[Your task]: Retype, exactly as they stand, the lines from the start of the data to the line that contains "fig = go.Figure()", both ends included. Leave the pictures out.

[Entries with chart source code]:
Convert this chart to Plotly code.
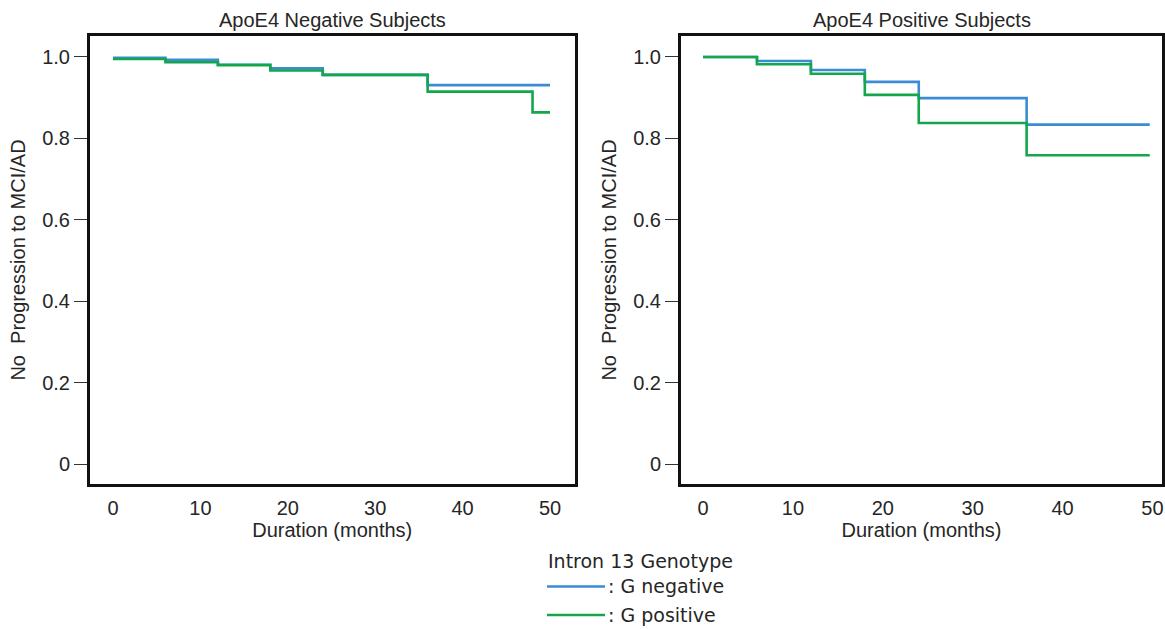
import plotly.graph_objects as go

# Kaplan-Meier style survival steps (months, proportion without progression)
neg_months = [0, 6, 12, 18, 24, 36, 50]
neg_gneg = [0.998, 0.993, 0.981, 0.972, 0.956, 0.931, 0.931]
neg_gpos_months = [0, 6, 12, 18, 24, 36, 48, 50]
neg_gpos = [0.995, 0.987, 0.980, 0.967, 0.956, 0.915, 0.864, 0.864]

pos_months = [0, 6, 12, 18, 24, 36, 49.7]
pos_gneg = [1.0, 0.990, 0.968, 0.939, 0.899, 0.834, 0.834]
pos_gpos = [1.0, 0.982, 0.959, 0.907, 0.838, 0.759, 0.759]

panel_titles = ["ApoE4 Negative Subjects", "ApoE4 Positive Subjects"]
series_names = [": G negative", ": G positive"]
legend_title = "Intron 13 Genotype"
x_ticks = [0, 10, 20, 30, 40, 50]
y_ticks = [0, 0.2, 0.4, 0.6, 0.8, 1.0]
y_ticktext = ["0", "0.2", "0.4", "0.6", "0.8", "1.0"]

BLUE = "#3a8dd5"
GREEN = "#14a64a"
TEXT = "#262626"
FONT = "Liberation Sans, Arial, sans-serif"
LEGEND_FONT = "DejaVu Sans, sans-serif"

W, H = 1165, 629
ML, MR, MT, MB = 90, 3, 36, 145
PW, PH = W - ML - MR, H - MT - MB


def px_x(p):
    return (p - ML) / PW


def px_y(p):
    return (H - MB - p) / PH


fig = go.Figure()

line_kw = dict(mode="lines", line=dict(shape="hv", width=2.6), showlegend=False)
fig.add_trace(go.Scatter(x=neg_months, y=neg_gneg, xaxis="x", yaxis="y",
                         name=series_names[0], line_color=BLUE, **line_kw))
fig.add_trace(go.Scatter(x=neg_gpos_months, y=neg_gpos, xaxis="x", yaxis="y",
                         name=series_names[1], line_color=GREEN, **line_kw))
fig.add_trace(go.Scatter(x=pos_months, y=pos_gneg, xaxis="x2", yaxis="y2",
                         name=series_names[0], line_color=BLUE, **line_kw))
fig.add_trace(go.Scatter(x=pos_months, y=pos_gpos, xaxis="x2", yaxis="y2",
                         name=series_names[1], line_color=GREEN, **line_kw))

frame = dict(showline=True, linewidth=3, linecolor="#111111", mirror=True,
             showgrid=False, zeroline=False, automargin=False)
xcommon = dict(frame, tickvals=x_ticks, ticks="", ticklabelstandoff=4,
               tickfont=dict(size=20, color=TEXT, family=FONT),
               title=dict(text="Duration (months)", standoff=0,
                          font=dict(size=20, color=TEXT, family=FONT)))
ycommon = dict(frame, tickvals=y_ticks, ticktext=y_ticktext, ticks="outside",
               ticklen=13, tickwidth=1.3, tickcolor="#333333",
               range=[-0.048, 1.0515],
               tickfont=dict(size=20, color=TEXT, family=FONT),
               title=dict(text="No  Progression to MCI/AD", standoff=12,
                          font=dict(size=20, color=TEXT, family=FONT)))

fig.update_layout(
    width=W, height=H,
    margin=dict(l=ML, r=MR, t=MT, b=MB),
    paper_bgcolor="white", plot_bgcolor="white",
    font=dict(family=FONT, color=TEXT),
    xaxis=dict(xcommon, domain=[0, px_x(574.5)], range=[-2.63, 52.8], anchor="y"),
    yaxis=dict(ycommon, domain=[0, 1], anchor="x"),
    xaxis2=dict(xcommon, domain=[px_x(681), 1], range=[-2.45, 51.06], anchor="y2"),
    yaxis2=dict(ycommon, domain=[0, 1], anchor="x2"),
)

# Panel titles
for title, dom in zip(panel_titles, [fig.layout.xaxis.domain, fig.layout.xaxis2.domain]):
    fig.add_annotation(text=title, xref="paper", yref="paper",
                       x=(dom[0] + dom[1]) / 2, y=px_y(20), xanchor="center",
                       yanchor="middle", showarrow=False,
                       font=dict(size=20, color=TEXT, family=FONT))

# Legend block below the panels
fig.add_annotation(text=legend_title, xref="paper", yref="paper",
                   x=px_x(546), y=px_y(561), xanchor="left", yanchor="middle",
                   showarrow=False, font=dict(size=19, color=TEXT, family=LEGEND_FONT))
for name, color, yp in zip(series_names, [BLUE, GREEN], [586.5, 615]):
    fig.add_shape(type="line", xref="paper", yref="paper",
                  x0=px_x(547), x1=px_x(605), y0=px_y(yp), y1=px_y(yp),
                  line=dict(color=color, width=2.6))
    fig.add_annotation(text=name, xref="paper", yref="paper",
                       x=px_x(606), y=px_y(yp - 0.5), xanchor="left", yanchor="middle",
                       showarrow=False, font=dict(size=19, color=TEXT, family=LEGEND_FONT))

fig.write_html("out.html")
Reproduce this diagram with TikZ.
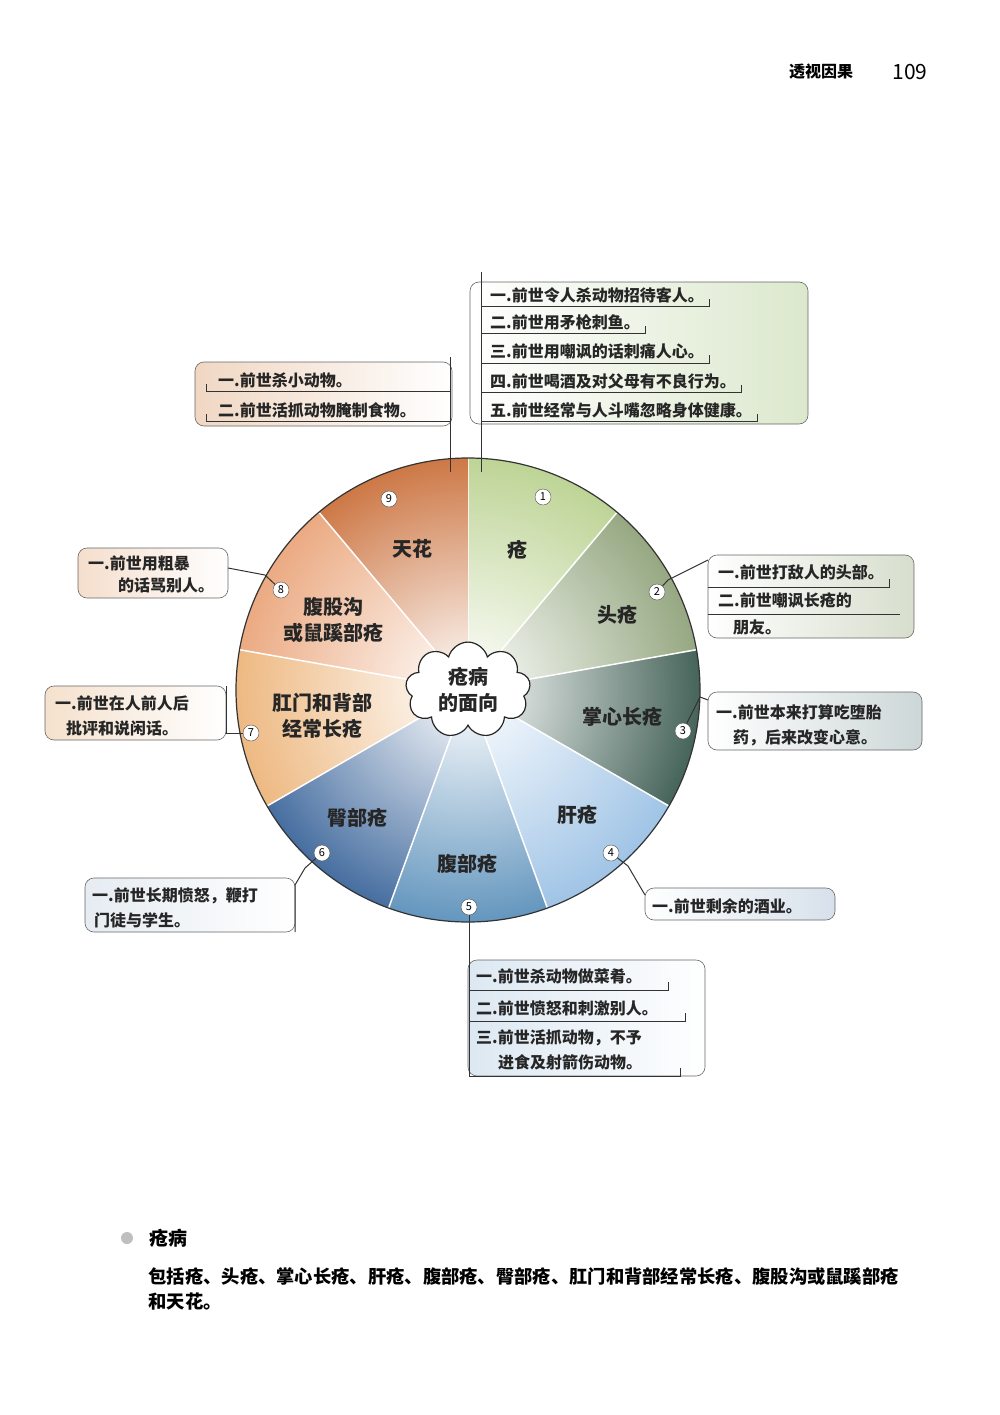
\documentclass[tikz,border=0pt]{standalone}
\usepackage{fontspec}
\setmainfont{Noto Sans CJK SC}
\usetikzlibrary{shapes.symbols}
\begin{document}
\begin{tikzpicture}[x=1pt,y=-1pt,
  itm/.style={anchor=west,inner sep=0pt,font=\fontsize{16}{18}\selectfont\bfseries,text=black!85},
  lbl/.style={align=center,font=\fontsize{20}{26}\selectfont\bfseries,text=black!85},
  num/.style={circle,draw=black!70,fill=white,inner sep=0pt,minimum size=16pt,font=\fontsize{11}{11}\selectfont},
  ln/.style={draw=black!80,line width=1pt},
  bx/.style={rounded corners=9pt,draw=black!60,line width=0.6pt}]
\useasboundingbox (0,0) rectangle (1000,1415);
\fill[white] (0,0) rectangle (1000,1415);
\coordinate (c) at (468,690);
\def\R{232}
\foreach \a/\col in {-90/{rgb,255:red,190;green,212;blue,150},-50/{rgb,255:red,150;green,168;blue,130},-10/{rgb,255:red,70;green,100;blue,90},30/{rgb,255:red,160;green,196;blue,230},70/{rgb,255:red,100;green,150;blue,190},110/{rgb,255:red,70;green,110;blue,160},150/{rgb,255:red,238;green,185;blue,130},190/{rgb,255:red,235;green,170;blue,130},230/{rgb,255:red,205;green,120;blue,70}}{
  \begin{scope}
    \clip (c) -- ++(\a:\R) arc[start angle=\a,end angle=\a+40,radius=\R] -- cycle;
    \shade[inner color=white,outer color=\col] (c) circle (\R);
  \end{scope}
  \draw[white,line width=1.5pt] (c) -- ++(\a:\R);
}
\draw[black!80,line width=1.2pt] (c) circle (\R);
\node[cloud,cloud puffs=9,aspect=1.4,draw=black!85,line width=1.2pt,fill=white,minimum width=125pt,minimum height=90pt,lbl] (hub) at (c) {疮病\\的面向};
\node[lbl] (l1) at (517,550) {疮};
\node[lbl] (l2) at (617,615) {头疮};
\node[lbl] (l3) at (622,717) {掌心长疮};
\node[lbl] (l4) at (577,815) {肝疮};
\node[lbl] (l5) at (467,864) {腹部疮};
\node[lbl] (l6) at (357,818) {臀部疮};
\node[lbl] (l7) at (322,716) {肛门和背部\\经常长疮};
\node[lbl] (l8) at (333,620) {腹股沟\\或鼠蹊部疮};
\node[lbl] (l9) at (412,549) {天花};
\node[num] (n1) at (543,497) {1};
\node[num] (n2) at (657,592) {2};
\node[num] (n3) at (683,731) {3};
\node[num] (n4) at (611,853) {4};
\node[num] (n5) at (469,907) {5};
\node[num] (n6) at (322,853) {6};
\node[num] (n7) at (251,733) {7};
\node[num] (n8) at (281,590) {8};
\node[num] (n9) at (389,499) {9};
% box 1
\shade[bx,left color=white,right color={rgb,255:red,220;green,232;blue,205}] (470,282) rectangle (808,424);
\draw[ln] (481,472) -- (481,272);
\node[itm] (b1a) at (490,295) {一.前世令人杀动物招待客人。};
\node[itm] (b1b) at (490,322) {二.前世用矛枪刺鱼。};
\node[itm] (b1c) at (490,351) {三.前世用嘲讽的话刺痛人心。};
\node[itm] (b1d) at (490,381) {四.前世喝酒及对父母有不良行为。};
\node[itm] (b1e) at (490,410) {五.前世经常与人斗嘴忽略身体健康。};
\foreach \n in {b1a,b1b,b1c,b1d,b1e}{\draw[ln] ([yshift=-4pt]\n.south west -| 481,0) -- ([xshift=5pt,yshift=-4pt]\n.south east) -- ++(0,-8);}
% box 9
\shade[bx,left color={rgb,255:red,240;green,215;blue,195},right color=white] (195,362) rectangle (452,426);
\draw[ln] (450,472) -- (450,357);
\node[itm] (b9a) at (218,380) {一.前世杀小动物。};
\node[itm] (b9b) at (218,410) {二.前世活抓动物腌制食物。};
\foreach \n in {b9a,b9b}{\draw[ln] ([yshift=-4pt]\n.south east -| 450,0) -- ([xshift=-12pt,yshift=-4pt]\n.south west) -- ++(0,-8);}
% box 2
\shade[bx,left color=white,right color={rgb,255:red,215;green,222;blue,205}] (708,555) rectangle (914,638);
\draw[ln] (n2) -- (668,580) -- (708,560);
\node[itm] (b2a) at (718,572) {一.前世打敌人的头部。};
\node[itm] (b2b) at (718,601) {二.前世嘲讽长疮的};
\node[itm] (b2c) at (733,627) {朋友。};
\draw[ln] (708,587) -- ([xshift=5pt]b2a.east |- 708,587) -- ++(0,-8);
\draw[ln] (708,614) -- (900,614);
% box 3
\shade[bx,left color=white,right color={rgb,255:red,205;green,215;blue,215}] (708,692) rectangle (922,750);
\draw[ln] (n3) -- (700,697) -- (708,700);
\node[itm] (b3a) at (716,712) {一.前世本来打算吃堕胎};
\node[itm] (b3b) at (733,738) {药，后来改变心意。};
% box 4
\shade[bx,left color=white,right color={rgb,255:red,215;green,225;blue,235}] (645,888) rectangle (835,920);
\draw[ln] (n4) -- (628,866) -- (645,895);
\node[itm] (b4a) at (652,906) {一.前世剩余的酒业。};
% box 5
\shade[bx,left color={rgb,255:red,220;green,232;blue,242},right color=white] (468,960) rectangle (705,1076);
\draw[ln] (n5) -- (469,1076);
\node[itm] (b5a) at (476,976) {一.前世杀动物做菜肴。};
\node[itm] (b5b) at (476,1008) {二.前世愤怒和刺激别人。};
\node[itm] (b5c) at (476,1038) {三.前世活抓动物，不予};
\node[itm] (b5d) at (498,1062) {进食及射箭伤动物。};
\draw[ln] (469,990) -- (668,990) -- ++(0,-8);
\draw[ln] (469,1021) -- (685,1021) -- ++(0,-8);
\draw[ln] (469,1076) -- (680,1076) -- ++(0,-8);
% box 6
\shade[bx,left color={rgb,255:red,230;green,236;blue,242},right color=white] (85,878) rectangle (295,932);
\draw[ln] (n6) -- (305,868) -- (295,885) -- (295,932);
\node[itm] (b6a) at (92,896) {一.前世长期愤怒，鞭打};
\node[itm] (b6b) at (94,920) {门徒与学生。};
% box 7
\shade[bx,left color={rgb,255:red,245;green,225;blue,205},right color=white] (45,686) rectangle (226,740);
\draw[ln] (n7) -- (226,733) -- (226,686);
\node[itm] (b7a) at (55,703) {一.前世在人前人后};
\node[itm] (b7b) at (66,728) {批评和说闲话。};
% box 8
\shade[bx,left color={rgb,255:red,245;green,222;blue,205},right color=white] (78,548) rectangle (228,598);
\draw[ln] (n8) -- (265,575) -- (228,568);
\node[itm] (b8a) at (88,563) {一.前世用粗暴};
\node[itm] (b8b) at (118,585) {的话骂别人。};
% header
\node[font=\fontsize{16}{16}\selectfont\bfseries] (hd) at (821,72) {透视因果};
\node[font=\fontsize{21}{21}\selectfont] (pg) at (910,72) {109};
% footer
\fill[black!25] (127,1238) circle (6);
\node[anchor=west,font=\fontsize{19}{19}\selectfont\bfseries] (ft) at (146,1238) {疮病};
\node[anchor=west,font=\fontsize{18.3}{20}\selectfont\bfseries] (fa) at (145,1277) {包括疮、头疮、掌心长疮、肝疮、腹部疮、臀部疮、肛门和背部经常长疮、腹股沟或鼠蹊部疮};
\node[anchor=west,font=\fontsize{18.3}{20}\selectfont\bfseries] (fb) at (145,1302) {和天花。};
\end{tikzpicture}
\end{document}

[The response]:
Convert this chart to Plotly code.
import plotly.graph_objects as go

# Kaplan-Meier style survival steps (months, proportion without progression)
neg_months = [0, 6, 12, 18, 24, 36, 50]
neg_gneg = [0.998, 0.993, 0.981, 0.972, 0.956, 0.931, 0.931]
neg_gpos_months = [0, 6, 12, 18, 24, 36, 48, 50]
neg_gpos = [0.995, 0.987, 0.980, 0.967, 0.956, 0.915, 0.864, 0.864]

pos_months = [0, 6, 12, 18, 24, 36, 49.7]
pos_gneg = [1.0, 0.990, 0.968, 0.939, 0.899, 0.834, 0.834]
pos_gpos = [1.0, 0.982, 0.959, 0.907, 0.838, 0.759, 0.759]

panel_titles = ["ApoE4 Negative Subjects", "ApoE4 Positive Subjects"]
series_names = [": G negative", ": G positive"]
legend_title = "Intron 13 Genotype"
x_ticks = [0, 10, 20, 30, 40, 50]
y_ticks = [0, 0.2, 0.4, 0.6, 0.8, 1.0]
y_ticktext = ["0", "0.2", "0.4", "0.6", "0.8", "1.0"]

BLUE = "#3a8dd5"
GREEN = "#14a64a"
TEXT = "#262626"
FONT = "Liberation Sans, Arial, sans-serif"
LEGEND_FONT = "DejaVu Sans, sans-serif"

W, H = 1165, 629
ML, MR, MT, MB = 90, 3, 36, 145
PW, PH = W - ML - MR, H - MT - MB


def px_x(p):
    return (p - ML) / PW


def px_y(p):
    return (H - MB - p) / PH


fig = go.Figure()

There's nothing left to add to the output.